Ugandan climate activist Vanessa Nakate and peers from other African nations on Friday made an urgent appeal for the world to pay more attention to the continent that stands to suffer the most from global warming despite contributing to it the least.
The Fridays For Future movement and activist Greta Thunberg held a news conference with the activists to spotlight the marginalization of African voices a week after The Associated Press cropped Nakate out of a photo at the World Economic Forum in Davos, Switzerland.
Nakate, Makenna Muigai of Kenya, Ayakha Melithafa of South Africa and climate scientist Ndoni Mcunu of South Africa pointed out the various challenges both in combating climate change on the booming continent of some 1.2 billion people and in inspiring the world’s response.
“African activists are doing so much,” Nakate said. “It gets so frustrating when no one really cares about them.”
The AP has apologized and acknowledged mistakes in sending out the cropped photo on Jan. 24 and in how the news organization initially reacted. The AP has said that it will expand diversity training worldwide as a result.
Nakate said Friday she was very sad the photo incident occurred but added that “I’m actually very optimistic about this” as it has drawn global attention to climate activists in Africa and the various crises there.
Muigai pointed to a recent locust outbreak that parts of East Africa have seen in 70 years, which threatens food security for millions of people in countries including Kenya, Ethiopia and Somalia and is moving toward South Sudan and Uganda.

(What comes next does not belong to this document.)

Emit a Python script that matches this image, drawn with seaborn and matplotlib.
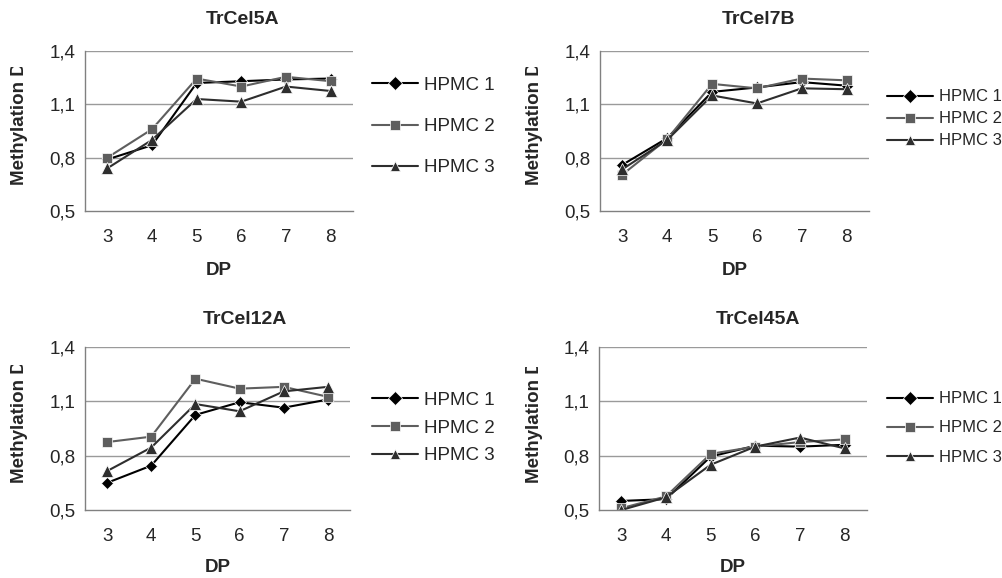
import matplotlib
matplotlib.use("Agg")
import matplotlib.pyplot as plt
import seaborn as sns
import pandas as pd
from matplotlib.transforms import Bbox
from matplotlib.ticker import FixedLocator, FuncFormatter

# ---- data ----
dp = [3, 4, 5, 6, 7, 8]
series_names = ["HPMC 1", "HPMC 2", "HPMC 3"]
panel_titles = ["TrCel5A", "TrCel7B", "TrCel12A", "TrCel45A"]

cel5a_hpmc1 = [0.79, 0.87, 1.22, 1.23, 1.24, 1.245]
cel5a_hpmc2 = [0.80, 0.96, 1.245, 1.20, 1.255, 1.23]
cel5a_hpmc3 = [0.74, 0.90, 1.13, 1.115, 1.20, 1.175]

cel7b_hpmc1 = [0.76, 0.91, 1.17, 1.195, 1.225, 1.205]
cel7b_hpmc2 = [0.705, 0.905, 1.215, 1.19, 1.245, 1.235]
cel7b_hpmc3 = [0.735, 0.90, 1.15, 1.105, 1.19, 1.185]

cel12a_hpmc1 = [0.65, 0.745, 1.025, 1.095, 1.065, 1.11]
cel12a_hpmc2 = [0.875, 0.905, 1.225, 1.17, 1.18, 1.125]
cel12a_hpmc3 = [0.715, 0.845, 1.085, 1.045, 1.155, 1.18]

cel45a_hpmc1 = [0.55, 0.56, 0.795, 0.855, 0.85, 0.86]
cel45a_hpmc2 = [0.51, 0.575, 0.81, 0.85, 0.875, 0.89]
cel45a_hpmc3 = [0.50, 0.57, 0.75, 0.85, 0.90, 0.84]

y_ticks = [0.5, 0.8, 1.1, 1.4]

panels = [
    [cel5a_hpmc1, cel5a_hpmc2, cel5a_hpmc3],
    [cel7b_hpmc1, cel7b_hpmc2, cel7b_hpmc3],
    [cel12a_hpmc1, cel12a_hpmc2, cel12a_hpmc3],
    [cel45a_hpmc1, cel45a_hpmc2, cel45a_hpmc3],
]

# ---- style ----
sns.set_style("white")
plt.rcParams["font.family"] = ["Liberation Sans", "DejaVu Sans"]

W, H = 1003, 578
fig = plt.figure(figsize=(W / 100, H / 100), dpi=100)

def fx(px):
    return px / W

def fy(py):
    return 1 - py / H

# axes boxes in pixels: left, right, top, bottom
boxes = [(85, 353, 51, 211), (600, 869, 51, 211), (85, 350, 347, 510), (599, 867, 347, 510)]
title_pos = [(243, 19), (759, 19), (245, 319), (758, 319)]
ylab_pos = [(20, 185, 67), (535, 185, 67), (20, 483, 365), (535, 483, 367)]
xlab_pos = [(219, 270), (735, 270), (218, 567), (733, 567)]
# handle x, centre y, label spacing, font size, handle length
leg_pos = [(372, 126.5, 1.29, 13.5, 2.45), (887, 119, 0.42, 12, 2.75),
           (372, 428, 0.57, 13.5, 2.45), (887, 428, 0.85, 12, 2.75)]

palette = {"HPMC 1": "#000000", "HPMC 2": "#5e5e5e", "HPMC 3": "#2e2e2e"}
markers = {"HPMC 1": "D", "HPMC 2": "s", "HPMC 3": "^"}
grid_c = "#9a9a9a"

for i, vals in enumerate(panels):
    l, r, t, b = boxes[i]
    ax = fig.add_axes([fx(l), fy(b), fx(r - l), (b - t) / H])
    rows = []
    for name, v in zip(series_names, vals):
        for d, y in zip(dp, v):
            rows.append({"DP": d, "value": y, "series": name})
    df = pd.DataFrame(rows)
    sns.lineplot(data=df, x="DP", y="value", hue="series", style="series",
                 markers=markers, dashes=False, palette=palette, ax=ax,
                 linewidth=1.5, markersize=7.5, markeredgewidth=0.5)
    for ln in ax.get_lines():
        if ln.get_marker() == "D":
            ln.set_markersize(6)
        elif ln.get_marker() == "^":
            ln.set_markersize(8.5)
    ax.set_xlim(2.5, 8.5)
    ax.set_ylim(0.5, 1.4)
    ax.set_xticks(dp)
    ax.xaxis.set_minor_locator(FixedLocator([2.5 + k for k in range(7)]))
    ax.tick_params(axis="x", which="major", length=0, pad=13, labelsize=13.5)
    ax.tick_params(axis="x", which="minor", length=4, color="#707070", width=1)
    ax.set_yticks(y_ticks)
    ax.yaxis.set_major_formatter(FuncFormatter(lambda v, p: f"{v:.1f}".replace(".", ",")))
    ax.tick_params(axis="y", length=4, color="#707070", width=1, labelsize=13.5, pad=3)
    for yv in y_ticks[1:]:
        ax.axhline(yv, color=grid_c, lw=1, zorder=0)
    for s in ["top", "right"]:
        ax.spines[s].set_visible(False)
    for s in ["left", "bottom"]:
        ax.spines[s].set_color("#808080")
        ax.spines[s].set_linewidth(1)
    ax.set_xlabel("")
    ax.set_ylabel("")

    # legend
    lx, ly, sp, fs, hl = leg_pos[i]
    sns.move_legend(ax, "center left", bbox_to_anchor=(fx(lx), fy(ly)),
                    bbox_transform=fig.transFigure, frameon=False, title=None,
                    fontsize=fs, handlelength=hl, handletextpad=0.35,
                    labelspacing=sp, borderpad=0, borderaxespad=0)

    # title
    tx, ty = title_pos[i]
    fig.text(fx(tx), fy(ty), panel_titles[i], ha="center", va="center",
             fontsize=14, fontweight="bold")
    # x label
    xx, xy = xlab_pos[i]
    fig.text(fx(xx), fy(xy), "DP", ha="center", va="center", fontsize=13.5,
             fontweight="bold")
    # y label (clipped like in the original)
    yx, ybot, ytop = ylab_pos[i]
    txt = fig.text(fx(yx), fy(ybot), "Methylation DS", rotation=90, ha="center",
                   va="bottom", fontsize=13.5, fontweight="bold")
    txt.set_clip_box(Bbox([[yx - 20, H - ybot - 10], [yx + 20, H - ytop]]))
    txt.set_clip_on(True)

fig.savefig("out.png", dpi=100)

Challenges include everything from deforestation to bad energy policies, Muigai said. They also include changes in storm intensity that brought two devastating cyclones to Mozambique a year ago, Mcunu said. And they include the recent drought crisis in South Africa’s Cape Town region, Melithafa said.
“The narrative we have is Africans can adapt to this. That is actually not true,” Mcunu said.
The warnings have been stark for Africa. No continent will be struck more severely by climate change, the U.N. Environment Program has said.
Africa has 15% of the world’s population, yet is likely to “shoulder nearly 50% of the estimated global climate change adaptation costs,” the African Development Bank has said, noting that seven of the 10 countries considered most vulnerable to climate change are in Africa: Sierra Leone, Nigeria, Chad, Central African Republic, South Sudan, Ethiopia and Eritrea.
And yet “to date, energy-related CO₂ emissions in Africa represented around 2% of cumulative global emissions,” the International Energy Agency said last year.
In some cases it is difficult to persuade people to care more about climate change because there are so many other pressing everyday issues such as poverty, unemployment and gender-based violence, Melithafa said. “That’s hard for the global north to understand.”
Instead people should work to hold more developed countries accountable for producing the bulk of emissions that contribute to global warming, the activists said.
“Every individual is needed in the fight against the climate crisis,” Nakate said. “Because climate change is not specific about the kinds of people it affects.”
For her part, Thunberg firmly returned the spotlight to the activists from African countries.
“I’m not the reason why we’re here,” she said, later adding: “We are fighting for the exact same cause.” And she noted that while whatever she says gets turned into a headline, that is not the case for many others.
“The African perspective is always so under-reported,” Thunberg said.
Nakate urged the audience to make 2020 the year of action on climate change after young activists in 2019 put the issue squarely at the center of global discussions.
It won’t be easy, she noted: “It is the uncomfortable things that will help to save our planet.”